Se há imagem que define o movimento antidemocrático do 8 de janeiro é a do indivíduo que baixou as calças e defecou no Palácio do Planalto. Pensei que Donald Trump pertence à mesma linhagem quando vi o vídeo gerado por Inteligência Artificial que ele compartilhou nas suas redes e no qual, coroado como um rei, voa em uma caça e despeja toneladas de fezes em cima dos manifestantes que se opõem a ele.
Essa pulsão escatológica está para lá da oposição política. Já não há ali certo ou errado, argumento ou contra-argumento, mas apenas uma vontade de humilhar, aviltar e conspurcar. Lamento que a muitos o tema possa ser repugnante, mas ele tem de ser pensado.
A grande divisão atual é, afinal, entre quem quer ter fé na democracia e quem lança fezes na democracia. O que explica isto?
Para os primeiros, a relação com o adversário é mediada por uma série de compromissos. Eu posso não concordar com ele, mas o argumento tem mérito. Nós estamos em campos opostos, mas ele tem direito de existir. E por aí afora, num conceito do jogo democrático que deve o seu fundamento às regras, à cordialidade e ao respeito mútuo. É preciso ter fé, porque é preciso confiar que o outro, discordando de nós em tanta coisa, concorde em achar o mesmo sobre esses fundamentos, pelo menos a maior parte do tempo.
Para os que lançam fezes na democracia, nada disso existe. O adversário é apenas alguém que merece ser ritualmente conspurcado. Usar um argumento já seria respeitoso demais; mesmo o insulto e a ofensa já perderam o efeito que tinham há uns anos. Chegamos agora ao mais baixo nível da política, aquele que nem ditadores ridículos tinham a coragem de alcançar: a ideia de que os adversários do grande homem merecem apenas apanhar com umas toneladas de bosta.

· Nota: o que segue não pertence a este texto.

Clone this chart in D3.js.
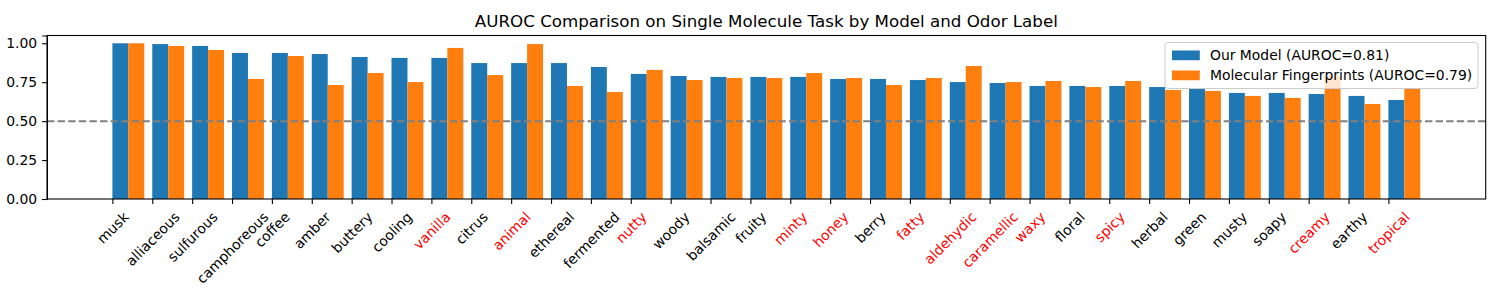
<!DOCTYPE html>
<html>
<head>
<script src="https://cdn.jsdelivr.net/npm/d3@7"></script>
<style>
body { margin: 0; background: #fff; }
svg { font-family: "DejaVu Sans", sans-serif; }
</style>
</head>
<body>
<svg id="chart"></svg>
<script>
var labels = ["musk", "alliaceous", "sulfurous", "camphoreous", "coffee", "amber", "buttery", "cooling",
  "vanilla", "citrus", "animal", "ethereal", "fermented", "nutty", "woody", "balsamic", "fruity",
  "minty", "honey", "berry", "fatty", "aldehydic", "caramellic", "waxy", "floral", "spicy",
  "herbal", "green", "musty", "soapy", "creamy", "earthy", "tropical"];

var ourModel = [1.00, 0.995, 0.983, 0.938, 0.938, 0.931, 0.912, 0.906, 0.906, 0.873, 0.873,
  0.873, 0.848, 0.803, 0.790, 0.784, 0.784, 0.784, 0.771, 0.771, 0.764, 0.751, 0.745,
  0.726, 0.726, 0.726, 0.719, 0.707, 0.681, 0.681, 0.674, 0.662, 0.636];

var fingerprints = [1.00, 0.983, 0.957, 0.771, 0.918, 0.732, 0.809, 0.751, 0.970, 0.796, 0.995,
  0.726, 0.687, 0.829, 0.764, 0.777, 0.777, 0.809, 0.777, 0.732, 0.777, 0.854, 0.751,
  0.758, 0.719, 0.758, 0.700, 0.694, 0.662, 0.649, 0.790, 0.610, 0.712];

var redLabels = ["vanilla", "animal", "nutty", "minty", "honey", "fatty", "aldehydic",
  "caramellic", "waxy", "spicy", "creamy", "tropical"];

var yTicks = [0, 0.25, 0.5, 0.75, 1.0];
var seriesNames = ["Our Model (AUROC=0.81)", "Molecular Fingerprints (AUROC=0.79)"];
var colors = ["#1f77b4", "#ff7f0e"];

var W = 1500, H = 300;
var margin = {left: 47, right: 14.3, top: 35.5, bottom: 101};
var width = W - margin.left - margin.right,
    height = H - margin.top - margin.bottom;
var barW = 0.4;

var svg = d3.select("#chart").attr("width", W).attr("height", H);
var g = svg.append("g").attr("transform", "translate(" + margin.left + "," + margin.top + ")");

var n = labels.length;
var span = n - 1 + 2 * barW;
var x = d3.scaleLinear().domain([-0.05 * span, span * 1.05]).range([0, width]);
var y = d3.scaleLinear().domain([0, 1.05]).range([height, 0]);

// bars
var series = [ourModel, fingerprints];
series.forEach(function(vals, s) {
  g.selectAll("rect.s" + s)
    .data(vals)
    .enter().append("rect")
    .attr("class", "s" + s)
    .attr("x", function(d, i) { return x(i + s * barW); })
    .attr("width", x(barW) - x(0))
    .attr("y", function(d) { return y(d); })
    .attr("height", function(d) { return y(0) - y(d); })
    .attr("fill", colors[s]);
});

// chance line
g.append("line")
  .attr("x1", 0).attr("x2", width)
  .attr("y1", y(0.5)).attr("y2", y(0.5))
  .attr("stroke", "#808080")
  .attr("stroke-width", 2)
  .attr("stroke-dasharray", "7.4,3.2");

// y axis
var yAxis = g.append("g")
  .call(d3.axisLeft(y).tickValues(yTicks).tickFormat(d3.format(".2f")).tickSize(4.9).tickPadding(4.9));
yAxis.selectAll("text").attr("font-size", 13.9).attr("fill", "#000").style("font-family", "DejaVu Sans");

// x axis
var xAxis = g.append("g")
  .attr("transform", "translate(0," + height + ")")
  .call(d3.axisBottom(x).tickValues(d3.range(n)).tickFormat(function(i) { return labels[i]; }).tickSize(4.9));
xAxis.select(".domain").remove();

var cos45 = Math.SQRT1_2, asc = 12.9, desc = 3.3, labelTop = 4.9 + 4.9;
xAxis.selectAll("text")
  .attr("font-size", 13.9)
  .style("font-family", "DejaVu Sans")
  .attr("fill", function(i) { return redLabels.indexOf(labels[i]) >= 0 ? "red" : "#000"; })
  .attr("text-anchor", "end")
  .attr("dy", null)
  .each(function() {
    var w = this.getComputedTextLength();
    var ax = -cos45 * (desc - w - asc) / 2;
    var ay = labelTop + asc * cos45;
    d3.select(this)
      .attr("x", 0).attr("y", 0)
      .attr("transform", "translate(" + ax + "," + ay + ") rotate(-45)");
  });

[yAxis, xAxis].forEach(function(a) {
  a.selectAll(".tick line").attr("stroke", "#000").attr("stroke-width", 1.1);
});

// frame
g.append("rect")
  .attr("width", width).attr("height", height)
  .attr("fill", "none").attr("stroke", "#000").attr("stroke-width", 1.1);

// title
svg.append("text")
  .attr("x", margin.left + width / 2)
  .attr("y", 27)
  .attr("text-anchor", "middle")
  .attr("font-size", 16.7)
  .text("AUROC Comparison on Single Molecule Task by Model and Odor Label");

// legend
var leg = svg.append("g").attr("transform", "translate(1165,42.5)");
leg.append("rect")
  .attr("width", 313).attr("height", 46)
  .attr("rx", 3)
  .attr("fill", "#fff").attr("fill-opacity", 0.8)
  .attr("stroke", "#ccc").attr("stroke-width", 1);
seriesNames.forEach(function(name, i) {
  leg.append("rect")
    .attr("x", 7).attr("y", 8 + i * 20)
    .attr("width", 27.8).attr("height", 9.7)
    .attr("fill", colors[i]);
  leg.append("text")
    .attr("x", 45).attr("y", 17.5 + i * 20)
    .attr("font-size", 13.9)
    .text(name);
});
</script>
</body>
</html>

A grande questão é: por que razão isto é eficaz? Não se pode dizer que a posição de um Trump enquanto grande defecador tenha um apelo majoritário. Mas ele é suficientemente popular para que os seus sequazes aplaudam e reproduzam o gesto. Porque não é unanimemente rejeitado?
A razão custa a dizer e é raramente assumida, mas não vejo outra: porque todos temos um pequeno Trump dentro de nós, mais ou menos controlado, e nele reside uma inveja da sua total, ainda que boçal, liberdade. Com seria se cada um de nós pudesse dizer a todo o momento tudo aquilo que lhe passa pela cabeça, exigir o constante saciar das suas vontades, promover desbragadamente o seu narcisismo e a sua vaidade?
Nenhum de nós tem coragem de romper com as suas normas de boa educação e por isso, no fundo, invejamos Trump. Em termos psicanalíticos, ele não tem superego, nada o reprime nem educa; é puro id, todo ele totalmente investido na satisfação dos desejos de cada momento. Nenhum de nós é assim. Mas, ao mesmo tempo, já todos devemos ter sonhado ser assim.
Em tempos que já se vão, existia um personagem para convocar a violação de todos esses interditos. Era o bobo da corte, que criticava o imperador estando isento do medo de qualquer consequência. Trump é o imperador que é o seu próprio bobo. De quem ele ri é de nós todos. E há quem goste.